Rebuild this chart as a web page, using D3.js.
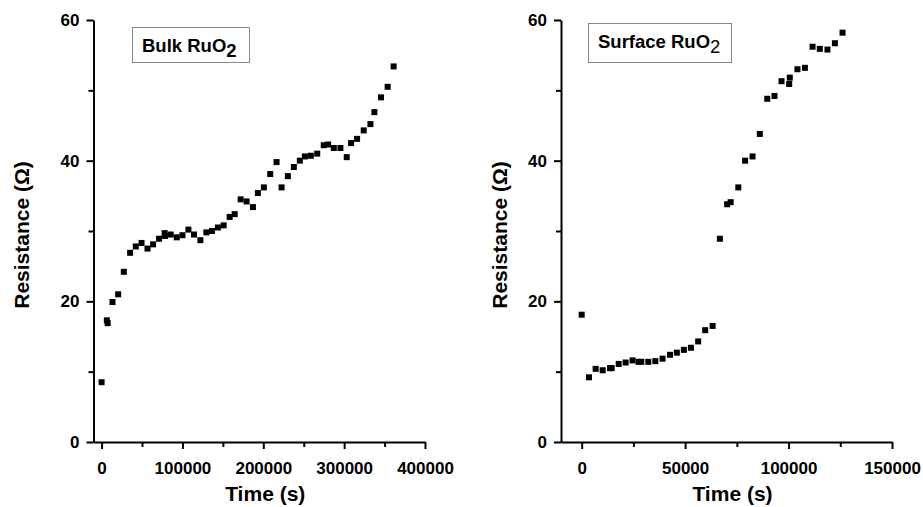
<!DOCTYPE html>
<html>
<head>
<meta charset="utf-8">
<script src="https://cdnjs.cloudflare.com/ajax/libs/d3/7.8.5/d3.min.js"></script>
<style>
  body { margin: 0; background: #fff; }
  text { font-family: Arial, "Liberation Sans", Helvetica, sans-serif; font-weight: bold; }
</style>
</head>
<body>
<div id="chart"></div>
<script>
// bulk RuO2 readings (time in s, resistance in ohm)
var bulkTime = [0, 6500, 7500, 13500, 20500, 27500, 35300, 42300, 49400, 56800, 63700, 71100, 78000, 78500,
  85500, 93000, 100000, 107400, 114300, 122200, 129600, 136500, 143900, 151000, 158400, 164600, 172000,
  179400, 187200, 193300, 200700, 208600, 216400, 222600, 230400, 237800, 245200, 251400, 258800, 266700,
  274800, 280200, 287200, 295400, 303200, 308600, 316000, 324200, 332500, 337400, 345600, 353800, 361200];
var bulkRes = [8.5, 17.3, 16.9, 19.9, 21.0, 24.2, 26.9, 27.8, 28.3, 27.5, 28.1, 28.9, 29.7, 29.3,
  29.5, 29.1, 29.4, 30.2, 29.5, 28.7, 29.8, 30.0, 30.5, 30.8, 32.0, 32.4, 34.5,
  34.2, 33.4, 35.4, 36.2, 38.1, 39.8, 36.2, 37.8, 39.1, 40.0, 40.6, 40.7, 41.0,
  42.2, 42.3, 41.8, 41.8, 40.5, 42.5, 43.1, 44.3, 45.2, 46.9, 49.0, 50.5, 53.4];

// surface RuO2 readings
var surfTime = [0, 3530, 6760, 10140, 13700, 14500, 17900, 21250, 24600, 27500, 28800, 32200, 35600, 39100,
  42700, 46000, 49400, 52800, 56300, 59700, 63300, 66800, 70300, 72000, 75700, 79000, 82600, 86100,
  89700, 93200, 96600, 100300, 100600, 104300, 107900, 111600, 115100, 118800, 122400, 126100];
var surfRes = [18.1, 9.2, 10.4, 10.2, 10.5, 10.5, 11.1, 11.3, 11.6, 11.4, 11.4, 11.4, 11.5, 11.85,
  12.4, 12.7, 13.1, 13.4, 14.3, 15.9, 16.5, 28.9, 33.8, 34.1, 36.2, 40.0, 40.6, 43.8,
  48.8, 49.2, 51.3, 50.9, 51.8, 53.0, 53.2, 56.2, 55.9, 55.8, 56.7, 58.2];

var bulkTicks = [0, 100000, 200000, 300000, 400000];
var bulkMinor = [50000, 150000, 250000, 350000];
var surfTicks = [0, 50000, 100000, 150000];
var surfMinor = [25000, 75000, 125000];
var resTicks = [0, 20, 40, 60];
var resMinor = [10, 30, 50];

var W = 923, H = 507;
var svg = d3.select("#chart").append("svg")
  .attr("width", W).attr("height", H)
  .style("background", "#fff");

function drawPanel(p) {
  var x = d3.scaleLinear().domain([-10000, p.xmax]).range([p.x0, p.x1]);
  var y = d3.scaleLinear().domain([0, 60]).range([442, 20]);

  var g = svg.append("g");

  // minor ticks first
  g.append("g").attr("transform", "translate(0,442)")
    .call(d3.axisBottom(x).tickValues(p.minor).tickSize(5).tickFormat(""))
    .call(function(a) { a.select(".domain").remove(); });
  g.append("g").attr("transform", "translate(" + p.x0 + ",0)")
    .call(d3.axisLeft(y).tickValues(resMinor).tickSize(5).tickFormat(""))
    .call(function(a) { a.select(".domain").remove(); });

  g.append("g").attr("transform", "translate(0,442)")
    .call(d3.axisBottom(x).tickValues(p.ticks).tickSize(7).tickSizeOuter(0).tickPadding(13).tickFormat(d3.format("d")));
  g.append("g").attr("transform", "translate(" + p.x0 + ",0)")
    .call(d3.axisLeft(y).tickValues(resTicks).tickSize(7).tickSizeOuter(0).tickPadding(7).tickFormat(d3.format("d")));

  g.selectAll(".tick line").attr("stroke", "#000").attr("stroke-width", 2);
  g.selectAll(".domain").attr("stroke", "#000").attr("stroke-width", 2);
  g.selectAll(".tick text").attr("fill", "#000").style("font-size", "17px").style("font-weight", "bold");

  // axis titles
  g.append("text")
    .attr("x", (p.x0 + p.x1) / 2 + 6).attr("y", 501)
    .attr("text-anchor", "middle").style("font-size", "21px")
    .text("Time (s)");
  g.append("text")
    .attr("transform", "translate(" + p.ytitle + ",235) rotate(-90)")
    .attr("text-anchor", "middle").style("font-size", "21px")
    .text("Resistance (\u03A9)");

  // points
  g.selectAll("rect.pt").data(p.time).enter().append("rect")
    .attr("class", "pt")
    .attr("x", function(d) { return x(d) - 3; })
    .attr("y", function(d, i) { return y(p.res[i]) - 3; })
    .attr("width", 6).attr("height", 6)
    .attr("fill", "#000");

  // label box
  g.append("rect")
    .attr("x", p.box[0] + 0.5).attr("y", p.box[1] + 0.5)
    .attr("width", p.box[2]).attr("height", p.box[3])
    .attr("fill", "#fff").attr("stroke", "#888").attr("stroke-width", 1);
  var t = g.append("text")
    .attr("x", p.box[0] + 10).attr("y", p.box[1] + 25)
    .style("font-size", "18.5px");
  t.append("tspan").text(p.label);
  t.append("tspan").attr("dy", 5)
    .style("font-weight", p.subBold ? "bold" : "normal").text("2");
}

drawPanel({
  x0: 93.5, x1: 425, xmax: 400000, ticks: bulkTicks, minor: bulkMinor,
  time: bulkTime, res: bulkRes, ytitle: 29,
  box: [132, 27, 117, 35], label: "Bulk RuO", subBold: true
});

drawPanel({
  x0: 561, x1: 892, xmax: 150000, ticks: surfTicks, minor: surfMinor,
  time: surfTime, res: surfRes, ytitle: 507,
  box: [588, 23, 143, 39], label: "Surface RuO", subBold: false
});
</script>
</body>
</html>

STATED PROBLEM:
Begin at the first line of the data above and repeat each line exactly, stopping after the line containing "var resMinor = [10, 30, 50];". Omit the pictures.

TASK RESPONSE:
Rebuild this chart as a web page, using D3.js.
<!DOCTYPE html>
<html>
<head>
<meta charset="utf-8">
<script src="https://cdnjs.cloudflare.com/ajax/libs/d3/7.8.5/d3.min.js"></script>
<style>
  body { margin: 0; background: #fff; }
  text { font-family: Arial, "Liberation Sans", Helvetica, sans-serif; font-weight: bold; }
</style>
</head>
<body>
<div id="chart"></div>
<script>
// bulk RuO2 readings (time in s, resistance in ohm)
var bulkTime = [0, 6500, 7500, 13500, 20500, 27500, 35300, 42300, 49400, 56800, 63700, 71100, 78000, 78500,
  85500, 93000, 100000, 107400, 114300, 122200, 129600, 136500, 143900, 151000, 158400, 164600, 172000,
  179400, 187200, 193300, 200700, 208600, 216400, 222600, 230400, 237800, 245200, 251400, 258800, 266700,
  274800, 280200, 287200, 295400, 303200, 308600, 316000, 324200, 332500, 337400, 345600, 353800, 361200];
var bulkRes = [8.5, 17.3, 16.9, 19.9, 21.0, 24.2, 26.9, 27.8, 28.3, 27.5, 28.1, 28.9, 29.7, 29.3,
  29.5, 29.1, 29.4, 30.2, 29.5, 28.7, 29.8, 30.0, 30.5, 30.8, 32.0, 32.4, 34.5,
  34.2, 33.4, 35.4, 36.2, 38.1, 39.8, 36.2, 37.8, 39.1, 40.0, 40.6, 40.7, 41.0,
  42.2, 42.3, 41.8, 41.8, 40.5, 42.5, 43.1, 44.3, 45.2, 46.9, 49.0, 50.5, 53.4];

// surface RuO2 readings
var surfTime = [0, 3530, 6760, 10140, 13700, 14500, 17900, 21250, 24600, 27500, 28800, 32200, 35600, 39100,
  42700, 46000, 49400, 52800, 56300, 59700, 63300, 66800, 70300, 72000, 75700, 79000, 82600, 86100,
  89700, 93200, 96600, 100300, 100600, 104300, 107900, 111600, 115100, 118800, 122400, 126100];
var surfRes = [18.1, 9.2, 10.4, 10.2, 10.5, 10.5, 11.1, 11.3, 11.6, 11.4, 11.4, 11.4, 11.5, 11.85,
  12.4, 12.7, 13.1, 13.4, 14.3, 15.9, 16.5, 28.9, 33.8, 34.1, 36.2, 40.0, 40.6, 43.8,
  48.8, 49.2, 51.3, 50.9, 51.8, 53.0, 53.2, 56.2, 55.9, 55.8, 56.7, 58.2];

var bulkTicks = [0, 100000, 200000, 300000, 400000];
var bulkMinor = [50000, 150000, 250000, 350000];
var surfTicks = [0, 50000, 100000, 150000];
var surfMinor = [25000, 75000, 125000];
var resTicks = [0, 20, 40, 60];
var resMinor = [10, 30, 50];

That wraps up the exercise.